O Brasil é sala de aula
O professor Marcos Jank concorda e vai além. “O nome desse jogo é sustentabilidade e eficiência. Não vamos conseguir ir além sem isso”, diz. Ele acrescenta que o Brasil pode, não somente alimentar o mundo, como ensinar outros países a produzir de forma eficiente por meio de sistemas de Integração Lavoura-Pecuária-Floresta (ILPF), agricultura digital e de precisão, controle biológico, sequestro de carbono e genética. “Essas soluções podem ser replicadas em muitos outros países tropicais da América Latina, África e partes da Ásia, onde a produtividade ainda é baixa”.
Para Jank, os demais países tropicais podem aprender a produzir mais e gerar menos emissões. Ele lembra do famoso Boi China feito pela pecuária brasileira para atender a um mercado específico. Na sua opinião, essa demanda incentivou boas práticas sem necessidade de imposição regulatória. O Brasil conseguiu atender a demanda de exportar carne para o país asiático, que exigia um animal abatido com no máximo 30 meses de idade, o que levou a investimento em genética, pastagens de melhor qualidade, suplementação alimentar e sistemas de engorda mais eficientes, porque o prêmio pago por esse animal valeu o esforço.
“Tivemos um salto na produtividade do rebanho bovino brasileiro e, ao mesmo tempo, um ganho ambiental.
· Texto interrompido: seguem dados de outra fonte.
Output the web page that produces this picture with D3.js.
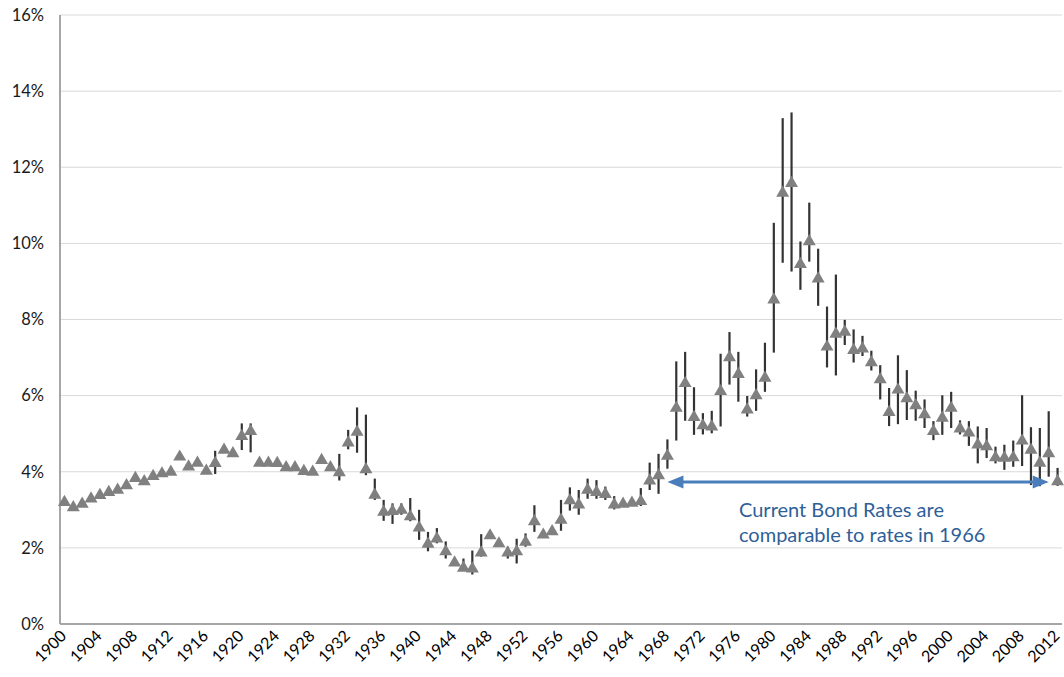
<!DOCTYPE html>
<html>
<head>
<meta charset="utf-8">
<script src="https://cdn.jsdelivr.net/npm/d3@7"></script>
<style>
  body { margin: 0; background: #fff; }
  text { font-family: Lato, "Open Sans", sans-serif; }
</style>
</head>
<body>
<script>
// years on the category axis
const years = d3.range(1900, 2013);

// yearly bond rate (%)
const rate = [
  3.24, 3.10, 3.19, 3.33, 3.42, 3.50, 3.56, 3.68, 3.87, 3.78,
  3.92, 3.99, 4.03, 4.43, 4.17, 4.27, 4.06, 4.26, 4.61, 4.52,
  4.97, 5.10, 4.27, 4.27, 4.26, 4.15, 4.15, 4.05, 4.03, 4.34,
  4.15, 4.02, 4.80, 5.08, 4.10, 3.43, 2.98, 3.00, 3.03, 2.86,
  2.57, 2.14, 2.28, 1.94, 1.65, 1.51, 1.49, 1.91, 2.36, 2.15,
  1.91, 1.94, 2.19, 2.73, 2.38, 2.47, 2.77, 3.28, 3.17, 3.56,
  3.50, 3.45, 3.17, 3.19, 3.22, 3.26, 3.80, 3.94, 4.45, 5.71,
  6.36, 5.47, 5.25, 5.22, 6.15, 7.04, 6.60, 5.67, 6.04, 6.50,
  8.56, 11.36, 11.62, 9.49, 10.09, 9.11, 7.32, 7.66, 7.71, 7.23,
  7.27, 6.91, 6.46, 5.60, 6.19, 5.96, 5.78, 5.54, 5.10, 5.45,
  5.71, 5.17, 5.06, 4.75, 4.70, 4.41, 4.40, 4.41, 4.85, 4.61,
  4.27, 4.52, 3.78
];

// yearly high and low (%), null where the range hides behind the marker
const high = [
  null, null, null, null, null, null, null, null, null, null,
  null, null, null, null, null, null, null, 4.55, null, null,
  5.27, 5.27, null, null, null, null, null, null, null, null,
  null, 4.47, 5.10, 5.69, 5.50, 3.82, 3.26, 3.17, 3.17, 3.31,
  3.00, 2.42, 2.52, 2.17, null, 1.72, 1.93, 2.36, null, null,
  2.03, 2.24, 2.38, 3.12, null, null, 3.26, 3.59, 3.52, 3.82,
  3.78, 3.61, 3.36, null, null, 3.57, 4.24, 4.47, 4.85, 6.90,
  7.15, 6.22, 5.54, 5.60, 7.10, 7.67, 7.15, 5.99, 6.69, 7.39,
  10.54, 13.29, 13.44, 10.05, 11.07, 9.86, 8.34, 9.18, 7.99, 7.74,
  7.57, 7.18, 6.80, 6.20, 7.06, 6.67, 6.13, 5.90, 5.33, 6.01,
  6.10, 5.35, 5.33, 5.19, 5.15, 4.66, 4.71, 4.82, 6.01, 5.17,
  5.15, 5.59, 4.10
];
const low = [
  null, null, null, null, null, null, null, null, null, null,
  null, null, null, null, null, null, null, 3.94, null, null,
  4.57, 4.51, null, null, null, null, null, null, null, null,
  null, 3.77, 4.59, 4.50, 3.91, 3.26, 2.71, 2.63, 2.87, 2.70,
  2.21, 1.91, 2.12, 1.72, null, 1.42, 1.30, 1.77, null, null,
  1.72, 1.59, 2.03, 2.42, null, null, 2.45, 2.98, 2.87, 3.29,
  3.29, 3.26, 3.01, null, null, 3.10, 3.52, 3.42, 4.08, 4.82,
  5.34, 4.97, 4.98, 5.01, 5.19, 6.29, 5.84, 5.45, 5.60, 6.10,
  7.13, 9.49, 9.26, 8.78, 9.52, 8.36, 6.74, 6.53, 7.33, 6.87,
  7.04, 6.66, 5.90, 5.20, 5.25, 5.36, 5.34, 5.15, 4.83, 4.97,
  5.15, 4.98, 4.68, 4.22, 4.36, 4.22, 4.05, 4.13, 4.15, 3.65,
  3.62, 3.87, 3.63
];

const yTicks = [0, 2, 4, 6, 8, 10, 12, 14, 16];
const xLabels = years.filter(y => (y - 1900) % 4 === 0);

const note = ["Current Bond Rates are", "comparable to rates in 1966"];
const arrowFrom = 1968, arrowTo = 2011, arrowAt = 3.73;

const width = 1064, height = 677;
const margin = { top: 15, right: 2, bottom: 53, left: 60 };

const svg = d3.select('body').append('svg')
  .attr('width', width)
  .attr('height', height);

const x = d3.scaleBand()
  .domain(years)
  .range([margin.left, width - margin.right]);

const y = d3.scaleLinear()
  .domain([0, 16])
  .range([height - margin.bottom, margin.top]);

const cx = d => x(d) + x.bandwidth() / 2;

// gridlines
svg.append('g')
  .selectAll('line')
  .data(yTicks.slice(1))
  .enter().append('line')
  .attr('x1', margin.left).attr('x2', width - margin.right)
  .attr('y1', d => y(d)).attr('y2', d => y(d))
  .attr('stroke', '#d9d9d9')
  .attr('stroke-width', 1);

// y axis labels
svg.append('g')
  .selectAll('text')
  .data(yTicks)
  .enter().append('text')
  .attr('x', 44)
  .attr('y', d => y(d))
  .attr('dy', '0.35em')
  .attr('text-anchor', 'end')
  .attr('font-size', 16.5)
  .attr('fill', '#1a1a1a')
  .text(d => d + '%');

// axis lines
svg.append('line')
  .attr('x1', margin.left).attr('x2', margin.left)
  .attr('y1', y(16)).attr('y2', y(0))
  .attr('stroke', '#a6a6a6').attr('stroke-width', 2);
svg.append('line')
  .attr('x1', margin.left).attr('x2', width - margin.right)
  .attr('y1', y(0)).attr('y2', y(0))
  .attr('stroke', '#a6a6a6').attr('stroke-width', 2);

// x axis labels, rotated
svg.append('g')
  .selectAll('text')
  .data(xLabels)
  .enter().append('text')
  .attr('transform', d => `translate(${cx(d) + 3},${y(0) + 13}) rotate(-45)`)
  .attr('text-anchor', 'end')
  .attr('font-size', 16)
  .attr('fill', '#000')
  .text(d => d);

// high-low lines
const ranges = years.map((yr, i) => ({ yr, hi: high[i], lo: low[i] }))
  .filter(d => d.hi !== null);

svg.append('g')
  .selectAll('line')
  .data(ranges)
  .enter().append('line')
  .attr('x1', d => cx(d.yr)).attr('x2', d => cx(d.yr))
  .attr('y1', d => y(d.hi)).attr('y2', d => y(d.lo))
  .attr('stroke', '#333')
  .attr('stroke-width', 2.2);

// triangle markers
svg.append('g')
  .selectAll('path')
  .data(years.map((yr, i) => ({ yr, v: rate[i] })))
  .enter().append('path')
  .attr('d', 'M0,-6L6.5,5.2L-6.5,5.2Z')
  .attr('transform', d => `translate(${cx(d.yr)},${y(d.v)})`)
  .attr('fill', '#808080');

// double-headed arrow
const ax1 = cx(arrowFrom), ax2 = cx(arrowTo), ay = y(arrowAt);
const head = 16, half = 6.5;
svg.append('line')
  .attr('x1', ax1 + head - 2).attr('x2', ax2 - head + 2)
  .attr('y1', ay).attr('y2', ay)
  .attr('stroke', '#4a7ebb').attr('stroke-width', 3);
svg.append('path')
  .attr('d', `M${ax1},${ay}L${ax1 + head},${ay - half}L${ax1 + head},${ay + half}Z`)
  .attr('fill', '#4a7ebb');
svg.append('path')
  .attr('d', `M${ax2},${ay}L${ax2 - head},${ay - half}L${ax2 - head},${ay + half}Z`)
  .attr('fill', '#4a7ebb');

// annotation
svg.append('g')
  .selectAll('text')
  .data(note)
  .enter().append('text')
  .attr('x', 739)
  .attr('y', (d, i) => 517 + i * 25)
  .attr('font-size', 20)
  .attr('fill', '#2f5f98')
  .text(d => d);
</script>
</body>
</html>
Quanto menos tempo o animal passa no campo, menos metano ele emite, menos pressão ele exerce sobre o solo, e mais eficiente é a produção como um todo”, diz Jank.
O Brasil também se tornou um espelho quando se trata de rastreabilidade, outro pilar socioambiental importante da cadeia agropecuária. Em 2024, o país deu mais um passo rumo às comprovações e criou o Plano Nacional de Rastreabilidade Bovina. “A rastreabilidade dos alimentos será cada vez mais importante no mundo, porque o consumidor quer saber as condições em que aquilo foi produzido”, diz Jank. Para ele, o país precisa ser lembrado não somente como uma potência agrícola, mas também ambiental e de soluções de melhores práticas.
Hawkins compartilha do mesmo pensamento. Para ele, o agro global deve fazer mais e melhor, e o mundo pode aprender com o Brasil. O país esteve no centro das discussões como detentor de ferramentas para contornar as turbulências globais e ser reconhecido como uma potência em produção agrícola sustentável, embora tenha recebido também convidados de outros países, como Yuliya Bereshchenko, diretora da Astarta, uma das maiores holdings agroindustriais do Ucrânia. Na abertura do evento, Hawkins deixou o recado sobre as intenções da empresa: “Vamos refletir sobre onde podemos fazer mais e melhor”.